On the Naturalness of Software, and How to Exploit It
When: Monday, April 27, 2020
Where: PGH 232
Time: 11:00 AM
Speaker: Dr. Prem Devanbu, University of California-Davis
Host: Dr. Amin Alipour
While natural languages are rich in vocabulary and grammatical flexibility, most human <utterances> are mundane and repetitive. This repetitiveness in natural language has led to great advances in statistical NLP methods.

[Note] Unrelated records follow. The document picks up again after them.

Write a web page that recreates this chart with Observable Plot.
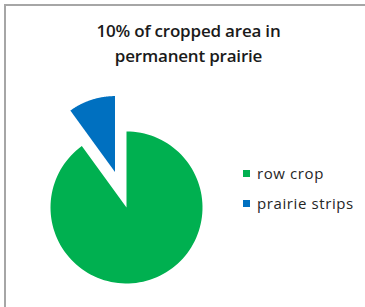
<!DOCTYPE html>
<html>
<head>
<meta charset="utf-8">
<script src="https://cdn.jsdelivr.net/npm/d3@7"></script>
<script src="https://cdn.jsdelivr.net/npm/@observablehq/plot@0.6"></script>
<style>
  html, body { margin: 0; padding: 0; background: #fff; }
  #wrap { position: relative; width: 365px; height: 307px; overflow: hidden; background: #fff; font-family: "Open Sans", sans-serif; }
  #btop { position: absolute; left: 4px; top: 4px; width: 361px; height: 0; border-top: 2px solid #a6a6a6; }
  #bleft { position: absolute; left: 4px; top: 4px; width: 0; height: 303px; border-left: 2px solid #a6a6a6; }
  #title { position: absolute; left: 6px; width: 365px; top: 18px; text-align: center; font-size: 17px; line-height: 25px; color: #1a1a1a; font-weight: 600; letter-spacing: -0.2px; }
  #chart { position: absolute; left: 0; top: 0; }
  .leg { position: absolute; left: 243px; font-size: 15px; color: #262626; white-space: nowrap; }
  .leg span.sw { position: absolute; left: 0; width: 7px; height: 7px; }
  .leg span.lbl { position: absolute; left: 14px; line-height: 18px; letter-spacing: 0.6px; }
</style>
</head>
<body>
<div id="wrap">
  <div id="chart"></div>
  <div id="btop"></div>
  <div id="bleft"></div>
  <div id="title"></div>
  <div id="legend"></div>
</div>
<script>
const titleLines = ["10% of cropped area in", "permanent prairie"];
const categories = ["row crop", "prairie strips"];
const values = [90, 10];
const colors = ["#00B050", "#0070C0"];
const explodeFrac = [0, 0.49];

document.getElementById("title").innerHTML = titleLines.join("<br>");

const arcs = d3.pie().sort(null).value(d => d)(values);
const points = [];
arcs.forEach((a, i) => {
  const mid = (a.startAngle + a.endAngle) / 2;
  const ox = explodeFrac[i] * Math.sin(mid);
  const oy = explodeFrac[i] * Math.cos(mid);
  const cat = categories[i];
  points.push({cat, x: ox, y: oy});
  const n = 120;
  for (let k = 0; k <= n; k++) {
    const t = a.startAngle + (a.endAngle - a.startAngle) * k / n;
    points.push({cat, x: ox + Math.sin(t), y: oy + Math.cos(t)});
  }
  points.push({cat, x: ox, y: oy});
});

const chart = Plot.plot({
  width: 365,
  height: 307,
  margin: 0,
  x: {domain: [-1, 1], range: [50, 202], axis: null},
  y: {domain: [-1, 1], range: [283, 131], axis: null},
  color: {domain: categories, range: colors},
  marks: categories.map((c, i) =>
    Plot.line(points.filter(p => p.cat === c), {x: "x", y: "y", fill: colors[i], stroke: "none", curve: "linear"})
  )
});
document.getElementById("chart").appendChild(chart);

const legend = document.getElementById("legend");
const legTops = [164, 194];
categories.forEach((c, i) => {
  const d = document.createElement("div");
  d.className = "leg";
  d.style.top = legTops[i] + "px";
  d.innerHTML = `<span class="sw" style="background:${colors[i]};top:6px"></span><span class="lbl">${c}</span>`;
  legend.appendChild(d);
});
</script>
</body>
</html>
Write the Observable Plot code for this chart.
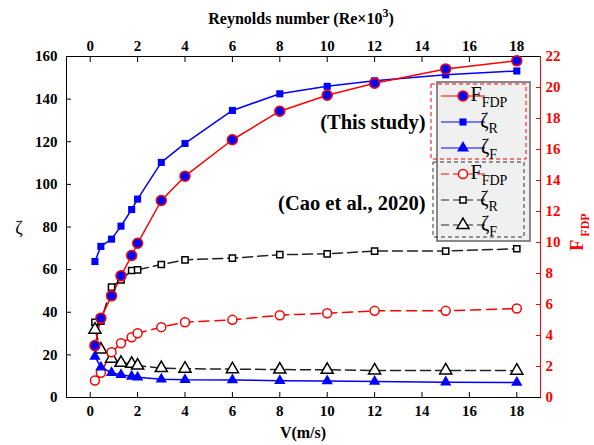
<!DOCTYPE html>
<html><head><meta charset="utf-8">
<script src="https://cdn.jsdelivr.net/npm/d3@7"></script>
<script src="https://cdn.jsdelivr.net/npm/@observablehq/plot@0.6"></script>
<style>body{margin:0;background:#fff} #chart{width:594px;height:445px}</style>
</head><body><div id="chart"></div>
<script>
// Data
const V = [0.2, 0.45, 0.9, 1.3, 1.75, 2, 3, 4, 6, 8, 10, 12, 15, 18];
const zetaR = [63.8, 70.9, 74.3, 80.4, 88.2, 93.1, 110.3, 119.2, 134.7, 142.5, 146.0, 148.6, 151.4, 153.2];
const zetaF = [19.2, 14.2, 11.6, 10.7, 9.9, 9.5, 8.6, 8.3, 8.2, 7.9, 7.7, 7.5, 7.2, 7.0];
const fdp = [3.35, 5.12, 6.56, 7.85, 9.16, 9.95, 12.71, 14.28, 16.63, 18.47, 19.5, 20.28, 21.2, 21.72];
const caoZetaR = [35.3, 35.8, 51.8, 55.2, 59.6, 59.9, 62.4, 64.6, 65.4, 67.0, 67.4, 68.7, 68.7, 69.8];
const caoZetaF = [31.8, 22.5, 18.2, 16.3, 15.8, 15.0, 13.8, 13.5, 13.3, 13.1, 13.0, 12.7, 12.7, 12.6];
const caoFdp = [1.10, 1.59, 2.92, 3.50, 3.89, 4.15, 4.54, 4.86, 5.01, 5.31, 5.44, 5.59, 5.59, 5.74];
const xTicks = [0, 2, 4, 6, 8, 10, 12, 14, 16, 18];
const reTicks = [0, 2, 4, 6, 8, 10, 12, 14, 16, 18];
const yTicks = [0, 20, 40, 60, 80, 100, 120, 140, 160];
const fTicks = [0, 2, 4, 6, 8, 10, 12, 14, 16, 18, 20, 22];

const k = 160 / 22; // right axis (F_FDP, 0–22) mapped onto left axis (ζ, 0–160)
const rows = V.map((v, i) => ({
  v, zr: zetaR[i], zf: zetaF[i], f: fdp[i] * k,
  czr: caoZetaR[i], czf: caoZetaF[i], cf: caoFdp[i] * k
}));

const serif = "'Liberation Serif', 'Times New Roman', serif";
const plot = Plot.plot({
  width: 594, height: 445,
  marginLeft: 66, marginRight: 54, marginTop: 56, marginBottom: 48,
  style: {fontFamily: serif, fontSize: "15px", fontWeight: "bold", background: "white", color: "black"},
  x: {domain: [-1, 19]},
  y: {domain: [0, 160]},
  marks: [
    Plot.axisX(xTicks, {anchor: "bottom", tickSize: -5, tickPadding: 13, label: null}),
    Plot.axisX(reTicks, {anchor: "top", tickSize: -5, tickPadding: 11, label: null}),
    Plot.axisY(yTicks, {anchor: "left", tickSize: -5, tickPadding: 14, label: null}),
    Plot.axisY(fTicks.map(f => f * k), {anchor: "right", tickSize: -5, tickPadding: 10, label: null,
      tickFormat: d => String(Math.round(d / k)), color: "red"}),
    Plot.frame({stroke: "black"}),
    Plot.ruleX([19], {stroke: "red"}),
    // Cao et al. (2020)
    Plot.line(rows, {x: "v", y: "czr", stroke: "#222", strokeDasharray: "10,5"}),
    Plot.line(rows, {x: "v", y: "czf", stroke: "#222", strokeDasharray: "10,5"}),
    Plot.line(rows, {x: "v", y: "cf", stroke: "red", strokeDasharray: "10,6"}),
    // This study
    Plot.line(rows, {x: "v", y: "zr", stroke: "#0000ff"}),
    Plot.line(rows, {x: "v", y: "zf", stroke: "#0000ff"}),
    Plot.line(rows, {x: "v", y: "f", stroke: "red"}),
    Plot.dot(rows, {x: "v", y: "czr", symbol: "square", r: 3.5, fill: "white", stroke: "black"}),
    Plot.dot(rows, {x: "v", y: "czf", symbol: "triangle", r: 4.5, fill: "white", stroke: "black"}),
    Plot.dot(rows, {x: "v", y: "cf", symbol: "circle", r: 4.5, fill: "white", stroke: "red"}),
    Plot.dot(rows, {x: "v", y: "zr", symbol: "square", r: 4, fill: "#0000ff", stroke: "none"}),
    Plot.dot(rows, {x: "v", y: "zf", symbol: "triangle", r: 4.2, fill: "#0000ff", stroke: "none"}),
    Plot.dot(rows, {x: "v", y: "f", symbol: "circle", r: 5, fill: "#0000ff", stroke: "red", strokeWidth: 1.5}),
    Plot.text(["(This study)"], {x: 14.15, y: 129, textAnchor: "end", fontSize: 20.5, fontWeight: "bold"}),
    Plot.text(["(Cao et al., 2020)"], {x: 14.15, y: 91, textAnchor: "end", fontSize: 20.5, fontWeight: "bold"})
  ]
});
document.getElementById("chart").appendChild(plot);

const svg = d3.select(plot);
// axis titles
const topTitle = svg.append("text").attr("x", 301).attr("y", 24).attr("text-anchor", "middle")
  .attr("font-size", 16).attr("font-weight", "bold").attr("font-family", serif);
topTitle.append("tspan").text("Reynolds number (Re×10");
topTitle.append("tspan").attr("dy", -7).attr("font-size", 12).text("3");
topTitle.append("tspan").attr("dy", 7).text(")");
svg.append("text").attr("x", 303).attr("y", 438).attr("text-anchor", "middle")
  .attr("font-size", 16).attr("font-weight", "bold").attr("font-family", serif).text("V(m/s)");
svg.append("text").attr("x", 19).attr("y", 234).attr("text-anchor", "middle")
  .attr("font-size", 18).attr("font-weight", "normal").attr("font-family", serif).text("ζ");
const rightTitle = svg.append("text").attr("transform", "translate(583,232) rotate(-90)").attr("text-anchor", "middle")
  .attr("fill", "red").attr("font-size", 18).attr("font-weight", "bold").attr("font-family", serif);
rightTitle.append("tspan").text("F");
rightTitle.append("tspan").attr("dy", 6).attr("font-size", 12).text(" FDP");

// legend
const lg = svg.append("g").attr("font-family", serif).attr("font-weight", "normal");
lg.append("rect").attr("x", 437).attr("y", 82).attr("width", 93).attr("height", 159)
  .attr("fill", "#f0f0f0").attr("stroke", "#666").attr("stroke-width", 1.5);
lg.append("rect").attr("x", 431).attr("y", 84).attr("width", 95).attr("height", 75)
  .attr("fill", "none").attr("stroke", "red").attr("stroke-dasharray", "4,3");
lg.append("rect").attr("x", 433).attr("y", 162).attr("width", 91).attr("height", 75)
  .attr("fill", "none").attr("stroke", "#333").attr("stroke-dasharray", "4,3");
const items = [
  {main: "F", sub: "FDP", stroke: "red", dash: null, sym: d3.symbolCircle, size: Math.PI * 25, fill: "#0000ff", ms: "red"},
  {main: "ζ", sub: "R", stroke: "#0000ff", dash: null, sym: d3.symbolSquare, size: Math.PI * 16, fill: "#0000ff", ms: "none"},
  {main: "ζ", sub: "F", stroke: "#0000ff", dash: null, sym: d3.symbolTriangle, size: Math.PI * 20, fill: "#0000ff", ms: "none"},
  {main: "F", sub: "FDP", stroke: "red", dash: "8,4", sym: d3.symbolCircle, size: Math.PI * 20, fill: "white", ms: "red"},
  {main: "ζ", sub: "R", stroke: "#222", dash: "8,4", sym: d3.symbolSquare, size: Math.PI * 12, fill: "white", ms: "black"},
  {main: "ζ", sub: "F", stroke: "#222", dash: "8,4", sym: d3.symbolTriangle, size: Math.PI * 20, fill: "white", ms: "black"}
];
const rowsY = [96, 122, 148, 174, 200, 225];
items.forEach((it, i) => {
  const y = rowsY[i];
  lg.append("line").attr("x1", 441).attr("x2", 485).attr("y1", y).attr("y2", y)
    .attr("stroke", it.stroke).attr("stroke-dasharray", it.dash);
  lg.append("path").attr("d", d3.symbol(it.sym, it.size)()).attr("transform", `translate(463,${y})`)
    .attr("fill", it.fill).attr("stroke", it.ms).attr("stroke-width", 1.5);
  const t = lg.append("text").attr("x", 489).attr("y", y + 5).attr("font-size", 20);
  t.append("tspan").text(it.main);
  t.append("tspan").attr("dy", 6).attr("font-size", 14).text(it.sub);
});
</script></body></html>
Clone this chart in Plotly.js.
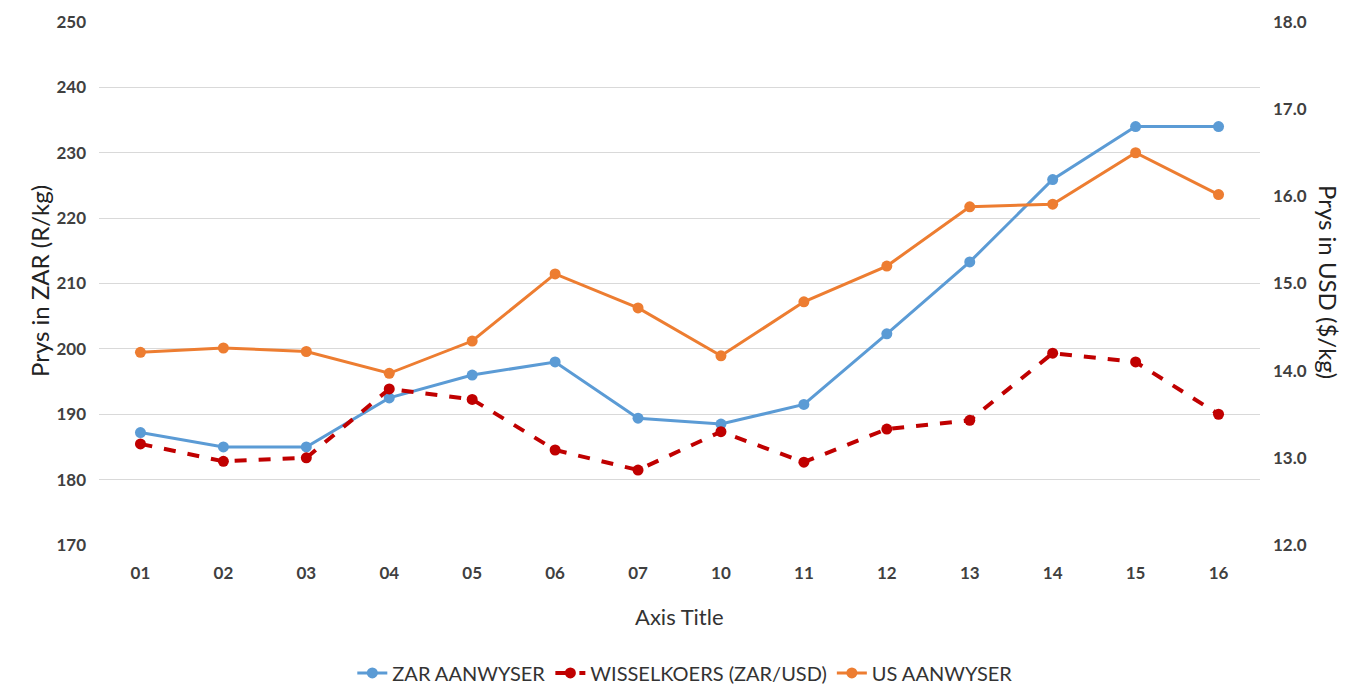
<!DOCTYPE html>
<html>
<head>
<meta charset="utf-8">
<script src="https://cdn.plot.ly/plotly-3.0.1.min.js"></script>
<style>html,body{margin:0;padding:0;background:#fff;}#chart{width:1370px;height:687px;}</style>
</head>
<body>
<div id="chart"></div>
<script>
const categories = ["01","02","03","04","05","06","07","10","11","12","13","14","15","16"];
const zarAanwyser = [187.2,185.0,185.0,192.5,196.0,198.0,189.4,188.5,191.5,202.3,213.3,225.9,234.0,234.0];
const wisselkoers = [13.16,12.96,13.0,13.79,13.67,13.09,12.86,13.3,12.95,13.33,13.43,14.2,14.1,13.5];
const usAanwyser = [14.21,14.26,14.22,13.97,14.34,15.11,14.72,14.17,14.79,15.2,15.88,15.91,16.5,16.02];
const leftTicks = [170,180,190,200,210,220,230,240,250];
const rightTicks = [12,13,14,15,16,17,18];

const FONT = "Lato, 'Open Sans', sans-serif";
const TXT = "#404040";
const traces = [
  {x: categories, y: zarAanwyser, name: "ZAR AANWYSER", type: "scatter", mode: "lines+markers",
   line: {color: "#5B9BD5", width: 3}, marker: {color: "#5B9BD5", size: 11}, yaxis: "y"},
  {x: categories, y: wisselkoers, name: "WISSELKOERS (ZAR/USD)", type: "scatter", mode: "lines+markers",
   line: {color: "#C00000", width: 4, dash: "dash"}, marker: {color: "#C00000", size: 11}, yaxis: "y2"},
  {x: categories, y: usAanwyser, name: "US AANWYSER", type: "scatter", mode: "lines+markers",
   line: {color: "#ED7D31", width: 3}, marker: {color: "#ED7D31", size: 11}, yaxis: "y2"}
];

const layout = {
  width: 1370, height: 687,
  margin: {l: 99, r: 110, t: 22, b: 142, autoexpand: false},
  paper_bgcolor: "#fff", plot_bgcolor: "#fff",
  font: {family: FONT, color: TXT},
  showlegend: true,
  legend: {orientation: "h", x: 0.505, xanchor: "center", y: -0.2447, yanchor: "middle",
           font: {family: FONT, size: 20, color: "#333"}, itemwidth: 30, tracegroupgap: 0},
  xaxis: {type: "category", range: [-0.5, 13.5], showgrid: false, zeroline: false, showline: false,
          ticks: "", ticklabelstandoff: 16, automargin: false,
          tickfont: {family: FONT, size: 17, color: TXT, weight: "bold"}},
  yaxis: {range: [170, 250], tickvals: leftTicks, showgrid: true, gridcolor: "#d9d9d9", gridwidth: 1,
          zeroline: false, showline: false, ticks: "", ticklabelstandoff: 12, automargin: false,
          tickfont: {family: FONT, size: 17, color: TXT, weight: "bold"}},
  yaxis2: {range: [12, 18], tickvals: rightTicks, tickformat: ".1f", overlaying: "y", side: "right",
           showgrid: false, zeroline: false, showline: false, ticks: "", ticklabelstandoff: 12, automargin: false,
           tickfont: {family: FONT, size: 17, color: TXT, weight: "bold"}},
  annotations: [
    {text: "Prys in ZAR (R/kg)", xref: "paper", yref: "paper", x: 0, xshift: -76, y: 0.5, yshift: 2,
     showarrow: false, textangle: -90, font: {family: FONT, size: 24, color: "#222"}},
    {text: "Prys in USD ($/kg)", xref: "paper", yref: "paper", x: 1, xshift: 85, y: 0.5, yshift: 2,
     showarrow: false, textangle: 90, font: {family: FONT, size: 24, color: "#222"}},
    {text: "Axis Title", xref: "paper", yref: "paper", x: 0.5, y: 0, yshift: -71, yanchor: "middle",
     showarrow: false, font: {family: FONT, size: 22, color: "#333"}}
  ]
};

Plotly.newPlot("chart", traces, layout, {displayModeBar: false, staticPlot: true});
</script>
</body>
</html>
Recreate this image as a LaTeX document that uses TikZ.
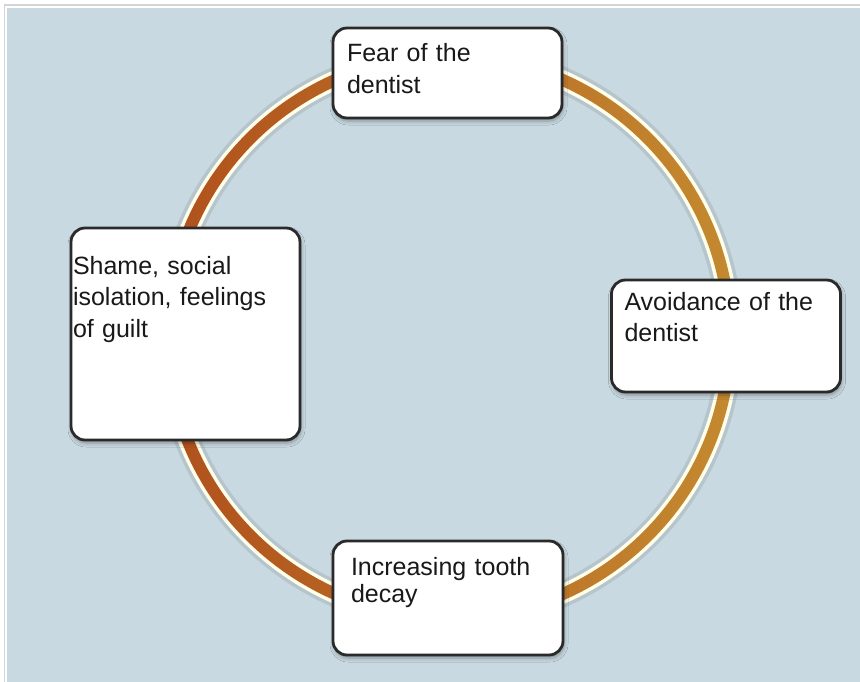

At UC Davis, we discovered back in 2012 that, despite the considerable power and flexibility of programming languages, large software corpora are actually even more repetitive than NL Corpora. We were the first to show that this “naturalness” of code could be captured in statistical models, and exploited within software tools. The field has since blossomed, with numerous applications: to de-obfuscation, code synthesis, defect-finding, etc. New groups have formed at Facebook, Microsoft, and Google, and also several startups. In this talk, we will introduce our earlier findings, and some recent results exploring the science of why code-in-the-wild is so repetitive, and also some new ways of training deep-learning models to correct student code.
Prem Devanbu received his B.Tech from IIT Madras, and his Ph.D. in Computer Science from Rutgers University under Alex Borgida. After working at Bell Labs and its various offshoots in New Jersey for many years, he joined the faculty of UC Davis in 1997. He is an ACM Fellow.